Aasakta Kalamanch (also known popularly as Aasakta) is a Pune-based theatre troupe founded in the early 200s, known for its work in contemporary Marathi theatre, often blending experimental, socially relevant, and minimalist styles.

== History ==
Aasakta Kalamanch produces plays in Marathi, Hindi, Urdu and English. It began as a non profit organisation in 2003 to produce contemporary theatre productions. In 2008, it was India's entry at Cairo International Festival of Experimental Theatre. It is headed by Mohit Takalkar. Sachin Kundalkar was the first playwright and his play Chhotyasha Suttit was appreciated by the critics. In 2017, they performed their play Gajab Kahani, at Aadyam's third season. The group recently celebrated their fifteenth anniversary by performing plays at Prithvi Theatre, Mumbai. In 2018, the group performed their play Tichi Satra Prakarne at IAPAR International Theatre Festival.
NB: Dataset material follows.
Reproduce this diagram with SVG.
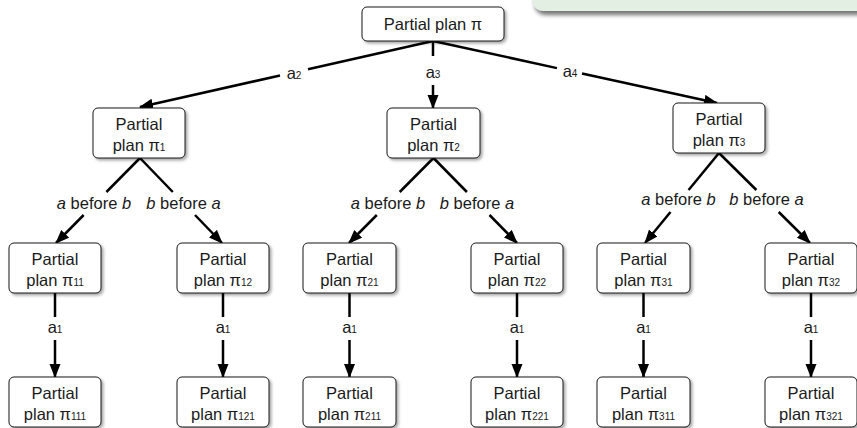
<svg xmlns="http://www.w3.org/2000/svg" width="857" height="428" viewBox="0 0 857 428">
  <style>
    .node rect { fill: #ffffff; stroke: #1a1a1a; stroke-width: 1; filter: url(#shadow); }
    .node text, .lbl { font-family: "Liberation Sans", Arial, Helvetica, sans-serif; font-size: 16.5px; fill: #1a1a1a; }
    .node text { text-anchor: middle; }
    .sub { font-size: 10px; }
    .lbl { text-anchor: middle; }
    .it { font-style: italic; }
    .edge { stroke: #000; stroke-width: 2.5; fill: none; }
    .arrow { marker-end: url(#head); }
  </style>
  <defs>
    <filter id="shadow" x="-10%" y="-10%" width="130%" height="140%">
      <feDropShadow dx="2" dy="2" stdDeviation="1.5" flood-color="#000" flood-opacity="0.35"/>
    </filter>
    <filter id="noteShadow" x="-5%" y="-20%" width="115%" height="200%">
      <feDropShadow dx="2" dy="4" stdDeviation="2" flood-color="#000" flood-opacity="0.55"/>
    </filter>
    <marker id="head" markerUnits="userSpaceOnUse" markerWidth="15" markerHeight="12" refX="13" refY="5.5" orient="auto">
      <path d="M0,0 L14,5.5 L0,11 z" fill="#000"/>
    </marker>
  </defs>

  <!-- note panel cut off at the top edge -->
  <rect x="533" y="-30" width="340" height="41" rx="10" fill="#e4efe4" filter="url(#noteShadow)"/>

  <!-- connectors -->
  <g id="connectors">
    <!-- root to level 1 -->
    <line class="edge" x1="433" y1="41" x2="308" y2="69.2"/>
    <line class="edge arrow" x1="280" y1="75.5" x2="140" y2="107"/>
    <text class="lbl" x="294" y="79">a<tspan class="sub">2</tspan></text>

    <line class="edge" x1="433" y1="41" x2="433" y2="56"/>
    <line class="edge arrow" x1="433" y1="85" x2="433" y2="108"/>
    <text class="lbl" x="433" y="78">a<tspan class="sub">3</tspan></text>

    <line class="edge" x1="433" y1="41" x2="557" y2="68.1"/>
    <line class="edge arrow" x1="582" y1="73.5" x2="717" y2="103"/>
    <text class="lbl" x="570" y="77">a<tspan class="sub">4</tspan></text>

    <!-- pi1 children -->
    <line class="edge" x1="140" y1="158" x2="106.4" y2="192"/>
    <line class="edge arrow" x1="83.7" y1="215" x2="56" y2="243"/>
    <line class="edge" x1="140" y1="158" x2="172.8" y2="192"/>
    <line class="edge arrow" x1="195" y1="215" x2="222" y2="243"/>
    <text class="lbl" x="94" y="209"><tspan class="it">a</tspan> before <tspan class="it">b</tspan></text>
    <text class="lbl" x="183.5" y="209"><tspan class="it">b</tspan> before <tspan class="it">a</tspan></text>

    <!-- pi2 children -->
    <line class="edge" x1="433.5" y1="158" x2="399.7" y2="192"/>
    <line class="edge arrow" x1="376.8" y1="215" x2="349" y2="243"/>
    <line class="edge" x1="433.5" y1="158" x2="466.9" y2="192"/>
    <line class="edge arrow" x1="489.5" y1="215" x2="517" y2="243"/>
    <text class="lbl" x="388" y="209"><tspan class="it">a</tspan> before <tspan class="it">b</tspan></text>
    <text class="lbl" x="477" y="209"><tspan class="it">b</tspan> before <tspan class="it">a</tspan></text>

    <!-- pi3 children -->
    <line class="edge" x1="719" y1="153" x2="688.6" y2="190"/>
    <line class="edge arrow" x1="670.5" y1="212" x2="645" y2="243"/>
    <line class="edge" x1="719" y1="153" x2="756.4" y2="190"/>
    <line class="edge arrow" x1="778.7" y1="212" x2="810" y2="243"/>
    <text class="lbl" x="678.5" y="205"><tspan class="it">a</tspan> before <tspan class="it">b</tspan></text>
    <text class="lbl" x="766.5" y="205"><tspan class="it">b</tspan> before <tspan class="it">a</tspan></text>

    <!-- level 2 to level 3, action a1 -->
    <line class="edge" x1="55" y1="293" x2="55" y2="317"/>
    <line class="edge arrow" x1="55" y1="340" x2="55" y2="377"/>
    <text class="lbl" x="55" y="333">a<tspan class="sub">1</tspan></text>

    <line class="edge" x1="223" y1="293" x2="223" y2="317"/>
    <line class="edge arrow" x1="223" y1="340" x2="223" y2="377"/>
    <text class="lbl" x="223" y="333">a<tspan class="sub">1</tspan></text>

    <line class="edge" x1="349.5" y1="293" x2="349.5" y2="317"/>
    <line class="edge arrow" x1="349.5" y1="340" x2="349.5" y2="377"/>
    <text class="lbl" x="349.5" y="333">a<tspan class="sub">1</tspan></text>

    <line class="edge" x1="517" y1="293" x2="517" y2="317"/>
    <line class="edge arrow" x1="517" y1="340" x2="517" y2="377"/>
    <text class="lbl" x="517" y="333">a<tspan class="sub">1</tspan></text>

    <line class="edge" x1="643.5" y1="293" x2="643.5" y2="317"/>
    <line class="edge arrow" x1="643.5" y1="340" x2="643.5" y2="377"/>
    <text class="lbl" x="643.5" y="333">a<tspan class="sub">1</tspan></text>

    <line class="edge" x1="811" y1="293" x2="811" y2="317"/>
    <line class="edge arrow" x1="811" y1="340" x2="811" y2="377"/>
    <text class="lbl" x="811" y="333">a<tspan class="sub">1</tspan></text>
  </g>

  <!-- root -->
  <g id="pi" class="node">
    <rect x="362" y="7" width="142" height="34" rx="5"/>
    <text x="433" y="29.5">Partial plan π</text>
  </g>

  <!-- level 1 -->
  <g id="pi1" class="node">
    <rect x="93" y="108" width="92" height="50" rx="5"/>
    <text x="139" y="129.5">Partial</text>
    <text x="139" y="150.5">plan π<tspan class="sub">1</tspan></text>
  </g>
  <g id="pi2" class="node">
    <rect x="387" y="108" width="93" height="50" rx="5"/>
    <text x="433.5" y="129.5">Partial</text>
    <text x="433.5" y="150.5">plan π<tspan class="sub">2</tspan></text>
  </g>
  <g id="pi3" class="node">
    <rect x="673" y="103" width="92" height="50" rx="5"/>
    <text x="719" y="124.5">Partial</text>
    <text x="719" y="145.5">plan π<tspan class="sub">3</tspan></text>
  </g>

  <!-- level 2 -->
  <g id="pi11" class="node">
    <rect x="9" y="243" width="92" height="50" rx="5"/>
    <text x="55" y="264.5">Partial</text>
    <text x="55" y="285.5">plan π<tspan class="sub">11</tspan></text>
  </g>
  <g id="pi12" class="node">
    <rect x="177" y="243" width="92" height="50" rx="5"/>
    <text x="223" y="264.5">Partial</text>
    <text x="223" y="285.5">plan π<tspan class="sub">12</tspan></text>
  </g>
  <g id="pi21" class="node">
    <rect x="303" y="243" width="93" height="50" rx="5"/>
    <text x="349.5" y="264.5">Partial</text>
    <text x="349.5" y="285.5">plan π<tspan class="sub">21</tspan></text>
  </g>
  <g id="pi22" class="node">
    <rect x="471" y="243" width="92" height="50" rx="5"/>
    <text x="517" y="264.5">Partial</text>
    <text x="517" y="285.5">plan π<tspan class="sub">22</tspan></text>
  </g>
  <g id="pi31" class="node">
    <rect x="597" y="243" width="93" height="50" rx="5"/>
    <text x="643.5" y="264.5">Partial</text>
    <text x="643.5" y="285.5">plan π<tspan class="sub">31</tspan></text>
  </g>
  <g id="pi32" class="node">
    <rect x="765" y="243" width="92" height="50" rx="5"/>
    <text x="811" y="264.5">Partial</text>
    <text x="811" y="285.5">plan π<tspan class="sub">32</tspan></text>
  </g>

  <!-- level 3 -->
  <g id="pi111" class="node">
    <rect x="9" y="377" width="92" height="50" rx="5"/>
    <text x="55" y="398.5">Partial</text>
    <text x="55" y="419.5">plan π<tspan class="sub">111</tspan></text>
  </g>
  <g id="pi121" class="node">
    <rect x="177" y="377" width="92" height="50" rx="5"/>
    <text x="223" y="398.5">Partial</text>
    <text x="223" y="419.5">plan π<tspan class="sub">121</tspan></text>
  </g>
  <g id="pi211" class="node">
    <rect x="303" y="377" width="93" height="50" rx="5"/>
    <text x="349.5" y="398.5">Partial</text>
    <text x="349.5" y="419.5">plan π<tspan class="sub">211</tspan></text>
  </g>
  <g id="pi221" class="node">
    <rect x="471" y="377" width="92" height="50" rx="5"/>
    <text x="517" y="398.5">Partial</text>
    <text x="517" y="419.5">plan π<tspan class="sub">221</tspan></text>
  </g>
  <g id="pi311" class="node">
    <rect x="597" y="377" width="93" height="50" rx="5"/>
    <text x="643.5" y="398.5">Partial</text>
    <text x="643.5" y="419.5">plan π<tspan class="sub">311</tspan></text>
  </g>
  <g id="pi321" class="node">
    <rect x="765" y="377" width="92" height="50" rx="5"/>
    <text x="811" y="398.5">Partial</text>
    <text x="811" y="419.5">plan π<tspan class="sub">321</tspan></text>
  </g>
</svg>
== Selective performances ==
- 2010, NCPA's Centrestage Theatre Festival.
- 2013, Ranga Shankara Festival.
- 2014, National School of Drama's International Drama Festival.
- 2017, Aadyam.
- 2018, IAPAR International Theatre Festival.
- 2019, Sarang Theatre Festival.
- 2019, Bharat Rang Mahostav organised by National School of Drama, at Delhi.

== Plays ==

| Year of first show | Name | Translation | Plot Summary | Notes |
| 2004 | Chhotyasha Suttit | In a small holiday |  | It was directed by Mohit Takalkar. |
| 2009 | Anandbhog Mall | – | The play explores the subject of casteism in India. The story revolves around a Maratha doctor and his Brahmin wife. Even after five years of marriage they still have caste biases. The play explores their relationship. |  |
| Garbo | – | The story revolves around Garbo, an actress and her three flatmates : Shrimant, Intuc and Pansy. | It was staged in the 70s and was written by Mahesh Elkunchwar. |
| Matra Ratra | Only night | The story revolves around a married couple Nilu and Anju, in their late 20s.The tale spans and proceeds over 17 nights. | It is an adaptation of Bradley Hayward's play, Legitimate Hooey. The play was initially performed in Marathi, but later presented in English on public demand. |
| 2011 | Charshe Koti Visarbhole | Four Million Forgetfuls | It was written in 1986. It is set in 3985 AD and is a political satire. It tells the story of a dystopian world where workers get paid in life span. It goes on to portray the rivalry between the rich and the middle class. |  |
| 2012 | Shillak | Remaining | The play revolves the agony of current generation, caused by socio-economic changes. | It is written by Sagar Deshmukh. |
| 2015 | Mein Huun Yusuf Aur Ye Hai Mera Bhai | I am Yusuf and this is my brother | It is based on the UN resolution on Palestine. | The play has won the Best Production, Best Director and Best Innovative Sound Design awards at Mahindra Excellence in Theatre Awards (META).Its directed by Mohit Takalkar. |
| 2016 | Mukaam Dehru, Jila Nagaur | Destination Dehru, District Nagaur | The play is set in the year 1942. The play is set in the village of Dehru, in Rajasthan. The play revolves around the Quit India Movement and the World War 2 |  |
| 2017 | Gajab Kahani | – | It is the story of an elephant named Solomon and its mahout, Subhro's journey from Lisbon. | It is an adaptation of José Saramago's The Elephant’s Journey. |
| Respect | - | The story revolves around four boys on their way to Cologne. It is based on a true incident involving honor killing. | It is based on German play from 2007.It is written and directed by German actor and playwright Lutz Hübner. |
| 2018 | Mathemagician | – | It is a story set in Babylon, Greece, about Nikor, a man who becomes the chief mathematician.Nikor was played by Ipsita Chakraborty Singh, as a eunuch | It is based on a script by Gowri Ramnarayan. |
| 2019 | Chaheta | The beloved | The play revolves around Abraham, when he had to nearly sacrifice his son Isaac.It had themes from Christianity, Judaism and Islam. | It is based on a script by the Palestinian writer Amir Nizar Zuabi. |
| 2023 | Ghanta Ghanta Ghanta Ghanta Ghanta |  | It is a Marathi adaptation of UK-based playwright Sam Steiner's ‘Lemons, Lemons, Lemons, Lemons, Lemons’. The story is set in a world where people can only speak 140 words every day — a comment on state control over basic freedoms. |  |
| Unknown | Junglenama | – |  |  |
| Bandish | – |  |  |
| Bed ke Neeche Rehne Wali | The girl who lives under the bed | Ira had an imaginary friend who lived under her bed called Manu. The story progresses as Ira grows up and forgets Manu and how Manu wants to know why. |  |
| Tichi Satra Prakarne | Her seventeen affairs | It is an adaptation of Martin Crimp's Attempts on Her Life. It is the story of a woman's multiple affairs. |  |
| Tu | You |  |  |
| Uney Purey Shahar Ek | – |  |  |

== Recognition ==

- Best Director for Mein Huun Yusuf Aur Ye Mera Bhai at 11th Mahindra Excellence for Theatre Awards (META).